Fonds documents the political career and personal life of Sir John Thompson. It also contains extensive family-related papers including correspondence between Thompson and his wife and children.
Fonds consists of the following five series: Political papers; personal papers; family papers; additional papers; and family art. Volumes 1-300 are available on 55 reels of microfilm. The index is available on one reel.
Fonds consists of a plan of a proposed canal at Jeddore, N.S., a plan of Halls Harbour in King's County, N.S., a county map of Prince Edward Island, a map focusing on land grants in New Brunswick, a map of Barrington, N.S. and a map of part of Antiogonish County, N.S., Fonds includes family related artwork. Portraits include one posthumous portrait miniature of Sir John Sparrow Thompson painted by Bonne de Bock, ca. 1895. Art also includes an 1894 posthumous painted photograph of Sir John Thompson by an unknown artist after a 1891 photograph by William James Topley and a monochrome photograph of Lady Thompson likely from around 1870, the time of her marriage to John Thompson. Both are encased in elaborate lockets with inscriptions.
An early accession of art material includes an album of approximately 710 artworks of various media. They have been grouped into twelve sections: 1) Landscape views (in Canada, United States and Europe), 2) Architectural views (Europe), 3) Miscellaneous sketches of animals, and miscellaneous subjects, 4) Crimean, Civil War, and miscellaneous warfare scenes, 5) Scenes of Victorian gentry, 6) Love and matrimony, and miscellaneous, 7) Natives in Australia, Canada and the United States, 8) Greeting cards, 9) Scenes from Shakespeare's plays, 10) Portraits of various people, 11) View engraved by Smillie, 12) Views of Nova Scotia, lithographed by Eagar.
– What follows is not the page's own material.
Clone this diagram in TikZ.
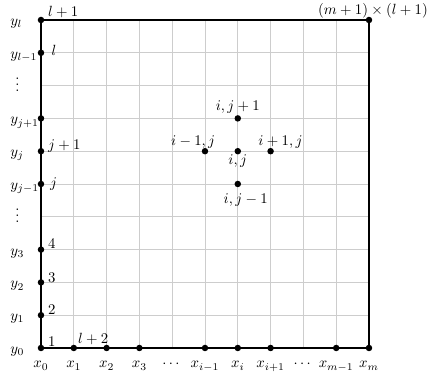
\documentclass[tikz,border=0pt]{standalone}
\usepackage{amsmath}
\usepackage{tikz}
\definecolor{gridgray}{RGB}{205,205,205}
\tikzset{
  dot/.style={circle, fill=black, inner sep=0pt, minimum size=4.4pt},
  ptlab/.style={anchor=base west, inner sep=0pt, xshift=4.7pt},
  axlab/.style={anchor=base, inner sep=0pt},
  ylab/.style={anchor=base west, inner sep=0pt},
  gridline/.style={color=gridgray, line width=0.6pt},
  border/.style={line width=0.9pt, color=black}
}
\begin{document}
\begin{tikzpicture}[x=0.78cm, y=0.78cm]
    \useasboundingbox (-1.25,-1.006) rectangle (11.83,10.61);
    % Grid
    \foreach \k in {1,...,9} {
      \draw[gridline] (\k,0) -- (\k,10);
      \draw[gridline] (0,\k) -- (10,\k);
    }
    \draw[border] (0,0) rectangle (10,10);
    % Boundary points
    \foreach \k in {0,1,2,3,5,6,7,9,10}
      \node[dot] (l\k) at (0,\k) {};
    \foreach \k in {1,2,3,5,6,7,9,10}
      \node[dot] (b\k) at (\k,0) {};
    \node[dot] (tr) at (10,10) {};
    % Stencil
    \node[dot] (c) at (6,6) {};
    \node[dot] (n) at (6,7) {};
    \node[dot] (s) at (6,5) {};
    \node[dot] (w) at (5,6) {};
    \node[dot] (e) at (7,6) {};
    % Axis labels
    \foreach \k/\t in {0/y_0, 1/y_1, 2/y_2, 3/y_3, 5/y_{j-1}, 6/y_j, 7/y_{j+1}, 9/y_{l-1}, 10/y_l}
      \node[ylab] (ylab\k) at (-0.945,\k-0.17) {$\t$};
    \foreach \k in {4,8}
      \node[ylab, xshift=3.4pt, text height=8pt] (ylab\k) at (-0.945,\k-0.17) {$\vdots$};
    \foreach \k/\t in {0/x_0, 1/x_1, 2/x_2, 3/x_3, 4/\cdots, 5/x_{i-1}, 6/x_i, 7/x_{i+1}, 8/\cdots, 9/x_{m-1}, 10/x_m}
      \node[axlab] (xlab\k) at (\k,-0.61) {$\t$};
    % Numbering
    \node[ptlab, yshift=0.7pt] (n1) at (l0) {$1$};
    \node[ptlab, yshift=0.7pt] (n2) at (l1) {$2$};
    \node[ptlab, yshift=0pt] (n3) at (l2) {$3$};
    \node[ptlab, yshift=0.7pt] (n4) at (l3) {$4$};
    \node[ptlab, yshift=-2.7pt, xshift=1.3pt] (nj) at (l5) {$j$};
    \node[ptlab, yshift=1.3pt] (nj1) at (l6) {$j+1$};
    \node[ptlab, yshift=-2pt, xshift=2.3pt] (nl) at (l9) {$l$};
    \node[ptlab, yshift=2.7pt] (nl1) at (l10) {$l+1$};
    \node[ptlab, xshift=-2pt, yshift=3.3pt] (nl2) at (b1) {$l+2$};
    \node[axlab, xshift=2.7pt, yshift=4pt] (ntr) at (tr) {$(m+1)\times(l+1)$};
    \node[axlab, yshift=5.3pt] (ln) at (n) {$i,j+1$};
    \node[axlab, xshift=-8pt, yshift=4pt] (lw) at (w) {$i-1,j$};
    \node[axlab, xshift=6.7pt, yshift=4pt] (le) at (e) {$i+1,j$};
    \node[axlab, yshift=-9.2pt] (lc) at (c) {$i,j$};
    \node[axlab, xshift=5.4pt, yshift=-13pt] (ls) at (s) {$i,j-1$};
  \end{tikzpicture}
\end{document}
Thompson, John S. D. (John Sparrow David), Sir, 1844-1894 : Prime Minister of Canada (1892-94).
John Sparrow David Thompson was born at Halifax, Nova Scotia on 10 November 1845. He apprenticed as a lawyer, practiced in Halifax and served on local bodies.
Thompson was elected to the provincial legislature in 1878 as a Conservative in the riding of Antigonish. He served as attorney general in the cabinet of Simon Holmes, who he succeeded as premier in May 1882, only to lose the provincial election in June. He then served on the province's Supreme Court and helped found Dalhousie University's law school.
Sir John A. Macdonald made Thompson federal minister of justice in September 1885, just before he was elected to parliament for the riding of Antigonish. Thompson acted as Macdonald's deputy, but refused an opportunity to succeed him in 1891. He continued as attorney general in Sir John Abbott's cabinet, investigating corruption and overseeing the publication of the first Criminal Code.
Thompson succeeded Abbott in December 1892. He rejuvenated the ageing cabinet, helped adjudicate Canadian-American sealing rights in the Bering Sea, and tried to resolve the Manitoba Schools Question.
Thompson endorsed the federal government's systematically racist relationship with Indigenous Peoples, which caused tremendous ongoing trauma, displacement, disenfranchisement and exclusion. Specifically, Thompson was key to defeating an 1886 parliamentary motion expressing regret for Louis Riel's execution. He argued that Riel had received a fair trial and appropriate punishment for inciting Indigenous Peoples to wage war against Canada and kill settlers. To Thompson, this justified the government's immense power to protect settlers and punish those who resisted the federal state.
In 1998, the minister of Indian and northern affairs issued a 'Statement of Reconciliation' for centuries of mistreatment of Indigenous Peoples, including the execution of Louis Riel.
Thompson was knighted in 1888. He married Annie Affleck in 1870. Thompson died suddenly on 12 December 1894 during lunch at Windsor Castle. He is buried at Holy Cross Cemetery, Halifax.